-By Warner Todd Huston
Hypocrisy, they name is Democrat. Michigan's Mackinac Center for Public Policy has laid bare another example of the hypocrisy of Congressional Democrats. In this case while those representatives that are all hot and bothered to push an ever rising minimum wage law are making noise about how inequities exist in the workplace, these same congressmen are sponsoring unpaid internships in their own offices.
How can one be all for the control of wages from Washington D.C. and feel that business should not be allowed to set its own pay rates, yet at the same time offer only unpaid internships in your own offices> It is a hypocrisy that is at once galling and awe inspiring for its brazenness. Yet this is where our out-of-touch, arrogant Congress has come to. There is nothing wrong with an unpaid or a low paid internship, to be sure. Back in 1981 I served as a $50 a week intern at Chicago Magazine as a way to get some experience in the publishing industry. The money was sort of pointless, really. It wasn't even enough to buy lunch for the week! But it made sense to me to do this and it makes sense for those with political leanings to get their young feet wet in a congressman's office to see how it all works and to make contacts for the future.

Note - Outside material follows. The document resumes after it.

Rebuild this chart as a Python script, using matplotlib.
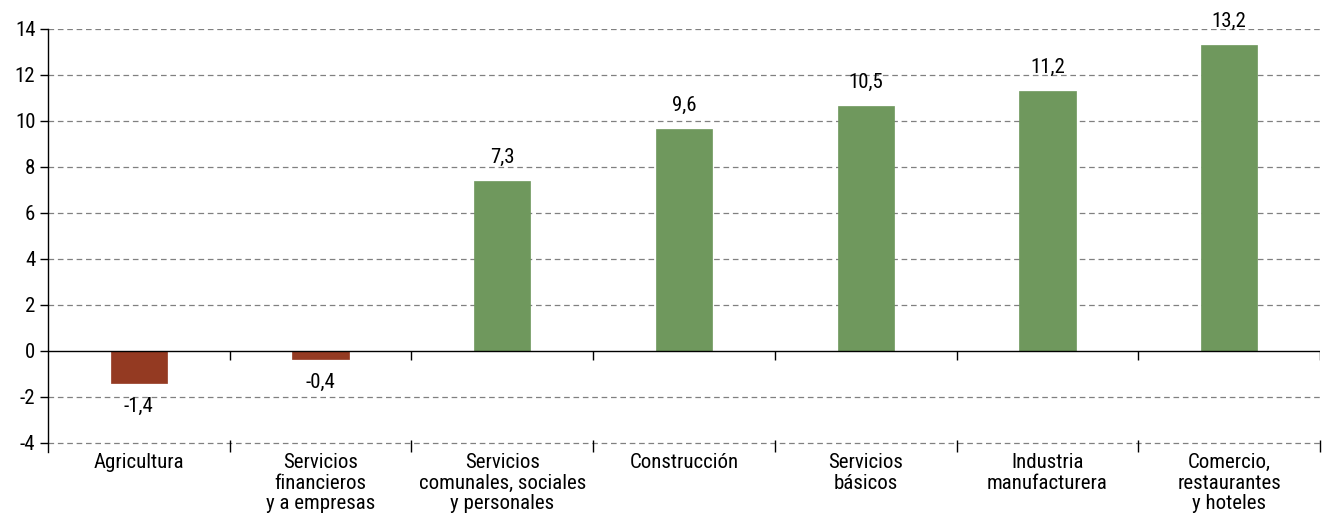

The hypocrisy isn't that these congressmen are having unpaid internships, though. The hypocrisy is in their arrogant assumption that they know better than business what a job is worth. Their hypocrisy is in the fact that they want to force businesses to pay more every year to a low skilled labor force all the while they themselves are paying their own unskilled labor force absolutely nothing at all!
Now that is some chutzpah!
Mackinac finds that a bevy of Michigan's federal representatives are paying nothing to interns.
The Fair Minimum Wage Act was enacted in 2007, passing overwhelmingly. The law raised the minimum wage gradually from $5.15 per hour to $7.25 per hour. Both Sens. Carl Levin and Debbie Stabenow voted for the bill. In the House, Reps. Dale Kildee (D-5), Fred Upton (R-6), Candice Miller (R-10), Thaddeus McCotter (R-11), Sandy Levin (D-12), John Conyers (D-14) and John Dingell (D-15) all voted for the higher wage.
The same is true of the rest of Congress, too. It isn't just Michigan.
Mackinac quotes Donald Boudreaux, a professor of economics at George Mason University who finds the whole minimum wage law absurd.
"Are young men and women who choose to build their resume by working free of charge for [Levin] more intelligent and far-sighted than are young men and women who would choose to build their resumes by working in the private sector at wages below the legislated minimum?"
Indeed, let the market decide.
Congress has no business whatsoever telling private companies what they must pay employees.